`Lovely Rivals' Wins Over Local Audience's Hearts

By Kim Tae-jong
Staff Reporter

A fight for love always sounds romantic, but what if the battle field is an elementary school and the two rivals in love are a female teacher and her 12-year-old student trying to win the heart of a good-looking teacher? A new local comedy successfully takes the funny factors from this exact situation and develops it as bitter sweet.

"Yosonsaeng VS Yojeja (Lovely Rivals)", directed by Jang Gyu-sung, seems like a sequel for the director's previous comedy "My Teacher, Mr. Kim", since it is also set in a primary school and is about a teacher who doesn't have any affection towards his students but later finds the true meaning of teaching.

However, "Lovely Rivals" presents more uncontrived humor over the natural development of its story, delivered by main actress Yum Jung-ah from "Pomchoe-ui Chaegusong (The Big Swindle)" and "Changhwa, Hongryon (A Tale of Two Sisters)", and Lee Se-young from "Ahopsal Insaeng ('When I Turned Nine')".

Completely different from her roles of a femme fatale in her previous films, Yeom's comic acting to play a sassy and quirky single lady in her 30s in the movie is good enough to bring audiences to laughter, which is blended with Lee's cute yet cynical image.

The film revolves around Yoe Mi-ok (Yeom), a teacher who is thinking only of escaping from the school and moving to the city without taking proper care of her students.
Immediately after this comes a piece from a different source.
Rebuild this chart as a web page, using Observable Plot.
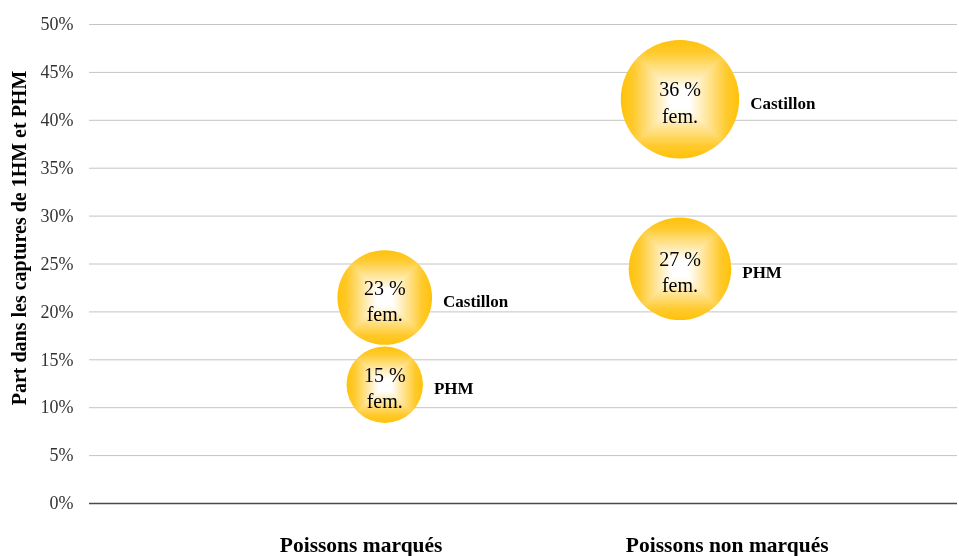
<!DOCTYPE html>
<html>
<head>
<meta charset="utf-8">
<script src="https://cdn.jsdelivr.net/npm/d3@7"></script>
<script src="https://cdn.jsdelivr.net/npm/@observablehq/plot@0.6"></script>
<style>
  html, body { margin: 0; padding: 0; background: #fff; }
</style>
</head>
<body>
<div id="chart"></div>
<script>
// Categories (x axis) and their bubble / label positions on a linear 0–3 scale
const categories = ["Poissons marqués", "Poissons non marqués"];
const categoryX = [1, 2];
const categoryLabelX = [0.92, 2.16];
// Sites (series)
const sites = ["Castillon", "PHM"];
// Share of 1HM+PHM catches (%) per category
const castillonShare = [21.5, 42.2];
const phmShare = [12.4, 24.5];
// Percent females (bubble size)
const castillonFem = [23, 36];
const phmFem = [15, 27];
// Y ticks
const yTicks = [0, 5, 10, 15, 20, 25, 30, 35, 40, 45, 50];

const data = [];
categories.forEach((c, i) => {
  data.push({category: c, x: categoryX[i], site: sites[0], share: castillonShare[i], fem: castillonFem[i]});
  data.push({category: c, x: categoryX[i], site: sites[1], share: phmShare[i], fem: phmFem[i]});
});

const rFallback = d3.scaleSqrt([0, 36], [0, 59.2]);

function defsMark() {
  const defs = d3.create("svg:defs");
  const stops = [[0, "#FFC20A"], [0.1, "#FFC92A"], [0.42, "#FFFFFF"], [0.58, "#FFFFFF"], [0.9, "#FFC92A"], [1, "#FFC20A"]];
  const gh = defs.append("linearGradient").attr("id", "gradH").attr("x1", 0).attr("x2", 1).attr("y1", 0).attr("y2", 0);
  const gv = defs.append("linearGradient").attr("id", "gradV").attr("x1", 0).attr("x2", 0).attr("y1", 0).attr("y2", 1);
  for (const g of [gh, gv]) {
    for (const [o, c] of stops) g.append("stop").attr("offset", o).attr("stop-color", c);
  }
  return defs.node();
}

const chart = Plot.plot({
  width: 959,
  height: 556,
  marginLeft: 89,
  marginRight: 2,
  marginTop: 24,
  marginBottom: 53,
  style: {fontFamily: "'Liberation Serif', 'Times New Roman', serif", background: "#fff", color: "#000"},
  x: {domain: [0, 2.94]},
  y: {domain: [0, 50]},
  r: {domain: [0, 36], range: [0, 59.2]},
  marks: [
    defsMark,
    Plot.gridY(yTicks, {stroke: "#c4c4c4", strokeOpacity: 1, strokeWidth: 1}),
    Plot.ruleY([0], {stroke: "#4a4a4a", strokeWidth: 1.3}),
    Plot.axisY({
      ticks: yTicks,
      tickFormat: d => d + "%",
      tickSize: 0,
      tickPadding: 16,
      fontSize: 18,
      fill: "#333",
      label: null
    }),
    Plot.text(["Part dans les captures de 1HM et PHM"], {
      frameAnchor: "left",
      textAnchor: "middle",
      rotate: -90,
      dx: -70,
      dy: -26,
      fontSize: 20,
      fontWeight: "bold",
      fill: "#000"
    }),
    Plot.axisX({
      ticks: categoryLabelX,
      tickFormat: (d, i) => categories[i],
      tickSize: 0,
      tickPadding: 33,
      fontSize: 21.5,
      fontWeight: "bold",
      fill: "#000",
      label: null
    }),
    Plot.dot(data, {x: "x", y: "share", r: "fem", fill: "url(#gradH)", stroke: "none"}),
    Plot.dot(data, {x: "x", y: "share", r: "fem", fill: "url(#gradV)", stroke: "none", mixBlendMode: "darken"}),
    Plot.text(data, {
      x: "x", y: "share",
      text: d => `${d.fem} %\nfem.`,
      fontSize: 20,
      lineHeight: 1.32,
      dy: 2,
      fill: "#000"
    }),
    Plot.text(data, {
      x: "x", y: "share",
      text: "site",
      textAnchor: "start",
      fontSize: 17,
      fontWeight: "bold",
      fill: "#000",
      dy: 4,
      render(index, scales, values, dimensions, context, next) {
        const rs = scales.r || rFallback;
        const X = Float64Array.from(values.x, (v, i) => v + rs(data[i].fem) + 11);
        return next(index, scales, {...values, x: X}, dimensions, context);
      }
    })
  ]
});

document.getElementById("chart").appendChild(chart);
</script>
</body>
</html>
Her easy going life in school is challenged when she falls in love at first sight with a handsome and gentle male teacher, played by Lee Jee-hoon, but one of her students Ko Mi-nam (Lee), who is a little more mature than her classmates, becomes the teacher's worst hindrance to obtaining her love.

As the story evolves, jealousy and psychological warfare between them create witty and funny scenes. While presenting the main character's enmity, the movie also introduces current problems in schools such as young teachers' losing passion for their students and yearning only for a job in the big cities.

Since their mutual understanding leads Yoe to find the value of her job, some might say the movie is predictably a bit sentimental at the end, but it successfully delivers humor which can be genuinely heartfelt and differentiated from toilet humor mixed with meaningless violence, which is so often seen in recent local movies.